Friday, July 4, 2014

Movie In-Jokes: Independence Day

One of the fun games when watching movies is to spot references, secret messages and gags that filmmakers, film crews and actors can slip into movies to pay tribute to films they love, have a bit of fun with their previous work, or give the cinematic equivalent of a shout-out. Here's a spotter's guide to these inside jokes.

For this holiday, it seems appropriate to focus on a surprisingly literate gag layered into the background of Roland Emmerich's delightfully cheesy alien invasion epic Independence Day from 1996.


The scene takes place as our heroes make their way to Area 51. As President Whitmore (Bill Pullman) enters the base's main situation room for a briefing on the status of the invasion, we see a display of the terrain with the standard numbers and incomprehensible text data flashing along the bottom.


But if you focus on that text more closely...

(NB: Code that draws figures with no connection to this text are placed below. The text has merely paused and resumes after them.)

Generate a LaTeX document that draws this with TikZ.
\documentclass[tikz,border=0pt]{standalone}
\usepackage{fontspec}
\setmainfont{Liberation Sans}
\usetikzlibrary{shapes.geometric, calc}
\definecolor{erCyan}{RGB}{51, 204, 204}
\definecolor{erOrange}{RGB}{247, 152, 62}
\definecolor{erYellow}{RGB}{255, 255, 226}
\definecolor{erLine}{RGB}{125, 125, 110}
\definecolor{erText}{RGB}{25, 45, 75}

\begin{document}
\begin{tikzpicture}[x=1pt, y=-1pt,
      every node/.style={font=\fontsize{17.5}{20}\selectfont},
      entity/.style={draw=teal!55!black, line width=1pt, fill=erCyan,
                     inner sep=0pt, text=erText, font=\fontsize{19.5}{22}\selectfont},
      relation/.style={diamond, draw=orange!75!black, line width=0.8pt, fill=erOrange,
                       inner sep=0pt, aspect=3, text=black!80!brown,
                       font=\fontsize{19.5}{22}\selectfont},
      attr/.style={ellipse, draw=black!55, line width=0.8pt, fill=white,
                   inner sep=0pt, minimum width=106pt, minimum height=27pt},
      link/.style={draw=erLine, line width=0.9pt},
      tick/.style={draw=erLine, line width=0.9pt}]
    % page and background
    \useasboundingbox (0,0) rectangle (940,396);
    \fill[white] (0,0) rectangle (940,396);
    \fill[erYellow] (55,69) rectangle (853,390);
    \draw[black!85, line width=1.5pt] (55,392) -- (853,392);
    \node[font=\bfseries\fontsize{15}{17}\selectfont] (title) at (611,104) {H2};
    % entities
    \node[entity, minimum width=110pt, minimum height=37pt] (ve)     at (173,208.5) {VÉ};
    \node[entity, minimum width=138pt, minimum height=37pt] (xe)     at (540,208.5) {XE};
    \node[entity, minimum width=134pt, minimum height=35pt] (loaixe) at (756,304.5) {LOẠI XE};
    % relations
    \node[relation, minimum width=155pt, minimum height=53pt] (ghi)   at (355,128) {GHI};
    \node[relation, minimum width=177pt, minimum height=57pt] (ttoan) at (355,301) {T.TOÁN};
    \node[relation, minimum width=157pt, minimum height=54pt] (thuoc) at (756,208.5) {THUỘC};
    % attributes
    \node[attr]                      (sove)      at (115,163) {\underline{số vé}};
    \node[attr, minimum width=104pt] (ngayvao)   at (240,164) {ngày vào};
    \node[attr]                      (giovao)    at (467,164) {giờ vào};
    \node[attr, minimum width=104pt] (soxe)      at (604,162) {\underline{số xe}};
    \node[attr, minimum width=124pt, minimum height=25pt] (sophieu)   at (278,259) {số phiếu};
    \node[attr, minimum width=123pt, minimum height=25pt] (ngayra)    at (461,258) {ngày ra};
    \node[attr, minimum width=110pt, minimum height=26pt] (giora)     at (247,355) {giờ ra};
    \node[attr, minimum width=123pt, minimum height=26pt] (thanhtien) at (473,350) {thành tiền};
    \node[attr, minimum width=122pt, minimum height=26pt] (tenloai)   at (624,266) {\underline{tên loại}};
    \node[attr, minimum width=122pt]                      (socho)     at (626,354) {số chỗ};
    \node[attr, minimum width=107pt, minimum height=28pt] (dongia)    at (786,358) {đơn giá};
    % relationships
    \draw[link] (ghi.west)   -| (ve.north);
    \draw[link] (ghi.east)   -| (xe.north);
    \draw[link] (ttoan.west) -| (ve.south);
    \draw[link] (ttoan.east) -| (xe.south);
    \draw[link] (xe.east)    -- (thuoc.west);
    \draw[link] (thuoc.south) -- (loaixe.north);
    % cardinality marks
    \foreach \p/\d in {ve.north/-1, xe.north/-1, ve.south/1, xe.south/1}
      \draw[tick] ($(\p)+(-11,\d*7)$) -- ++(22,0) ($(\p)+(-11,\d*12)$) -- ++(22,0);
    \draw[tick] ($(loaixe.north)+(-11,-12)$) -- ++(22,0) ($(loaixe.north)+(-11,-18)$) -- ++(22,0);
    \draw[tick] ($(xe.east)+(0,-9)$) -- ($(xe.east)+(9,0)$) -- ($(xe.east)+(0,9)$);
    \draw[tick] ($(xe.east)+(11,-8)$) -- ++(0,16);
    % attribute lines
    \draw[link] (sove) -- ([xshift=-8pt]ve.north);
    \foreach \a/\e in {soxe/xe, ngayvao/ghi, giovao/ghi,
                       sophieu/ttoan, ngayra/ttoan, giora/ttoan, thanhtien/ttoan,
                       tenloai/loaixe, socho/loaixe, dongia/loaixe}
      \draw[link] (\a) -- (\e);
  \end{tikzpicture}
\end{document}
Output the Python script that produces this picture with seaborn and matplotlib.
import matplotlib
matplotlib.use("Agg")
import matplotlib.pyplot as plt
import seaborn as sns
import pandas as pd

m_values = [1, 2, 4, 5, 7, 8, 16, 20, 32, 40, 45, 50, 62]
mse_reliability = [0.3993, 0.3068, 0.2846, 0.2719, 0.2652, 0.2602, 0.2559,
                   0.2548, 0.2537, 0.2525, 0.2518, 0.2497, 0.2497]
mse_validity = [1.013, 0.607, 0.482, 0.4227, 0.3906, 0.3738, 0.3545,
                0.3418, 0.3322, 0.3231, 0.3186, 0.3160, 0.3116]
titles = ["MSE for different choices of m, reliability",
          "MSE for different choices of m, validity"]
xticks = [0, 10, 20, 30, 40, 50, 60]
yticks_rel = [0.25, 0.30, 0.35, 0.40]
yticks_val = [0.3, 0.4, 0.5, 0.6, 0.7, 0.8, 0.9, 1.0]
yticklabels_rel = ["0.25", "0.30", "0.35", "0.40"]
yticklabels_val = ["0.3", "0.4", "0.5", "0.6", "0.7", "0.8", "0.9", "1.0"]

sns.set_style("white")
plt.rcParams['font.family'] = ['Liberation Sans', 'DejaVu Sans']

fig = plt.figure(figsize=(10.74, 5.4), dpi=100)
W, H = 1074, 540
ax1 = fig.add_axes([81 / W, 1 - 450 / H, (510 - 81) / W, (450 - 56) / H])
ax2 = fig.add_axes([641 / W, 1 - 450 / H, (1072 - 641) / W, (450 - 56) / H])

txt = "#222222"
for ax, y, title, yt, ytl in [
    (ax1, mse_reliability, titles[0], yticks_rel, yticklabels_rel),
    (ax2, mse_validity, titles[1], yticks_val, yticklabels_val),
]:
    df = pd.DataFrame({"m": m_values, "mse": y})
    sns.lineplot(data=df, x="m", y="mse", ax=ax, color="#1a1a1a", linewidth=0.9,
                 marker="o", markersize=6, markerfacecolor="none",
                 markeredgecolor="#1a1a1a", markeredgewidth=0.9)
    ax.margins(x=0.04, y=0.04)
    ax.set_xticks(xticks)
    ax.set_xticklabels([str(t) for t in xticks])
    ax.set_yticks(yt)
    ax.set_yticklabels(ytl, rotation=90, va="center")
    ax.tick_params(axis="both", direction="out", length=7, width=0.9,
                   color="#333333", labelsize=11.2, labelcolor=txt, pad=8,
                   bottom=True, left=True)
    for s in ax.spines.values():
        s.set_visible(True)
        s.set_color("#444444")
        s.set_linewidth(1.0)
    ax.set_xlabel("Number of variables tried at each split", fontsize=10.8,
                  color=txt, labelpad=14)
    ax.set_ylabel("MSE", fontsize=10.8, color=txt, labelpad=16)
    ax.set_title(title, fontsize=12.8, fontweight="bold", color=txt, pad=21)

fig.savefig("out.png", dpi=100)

It reads "THE REASON FOR THESE GREEN(LINES?) IS TO LEAD YOU TO THINK THAT THESE WORDS MEAN SOMETHING" on one side, while the other reads "AND NOW I SEE WITH EYE SERENE, THE VERY PULSE OF THE MACHINE - WORDSWORTH."

The first part seems pretty self-explanatory, while the second comes from the poem "She Was a Phantom of Delight" by William Wordsworth, a poem he had written about his wife. There doesn't seem to be any thematic significance to that reference beyond the graphic designers having a bit of fun, but when you consider the tremendous amount of random text that must be generated to decorate the background of scenes like this, often without much notice by audiences, it's admirable that they provide audiences with an extra dose of culture, if only subliminally.

Now that that's settled, may the inspirational words of Bill Pullman linger as you celebrate today...

2 comments:

  1. I think the word is "GREEBLEES", as a reference to the sci-fi design concept of a "greeble":

    https://en.wikipedia.org/wiki/Greeble

    …a "fine detailing added to the surface of a larger object that makes it appear more complex, and therefore more visually interesting."

    I'm not sure why the plural has two Es here, but given the usage, it certainly sounds greebly.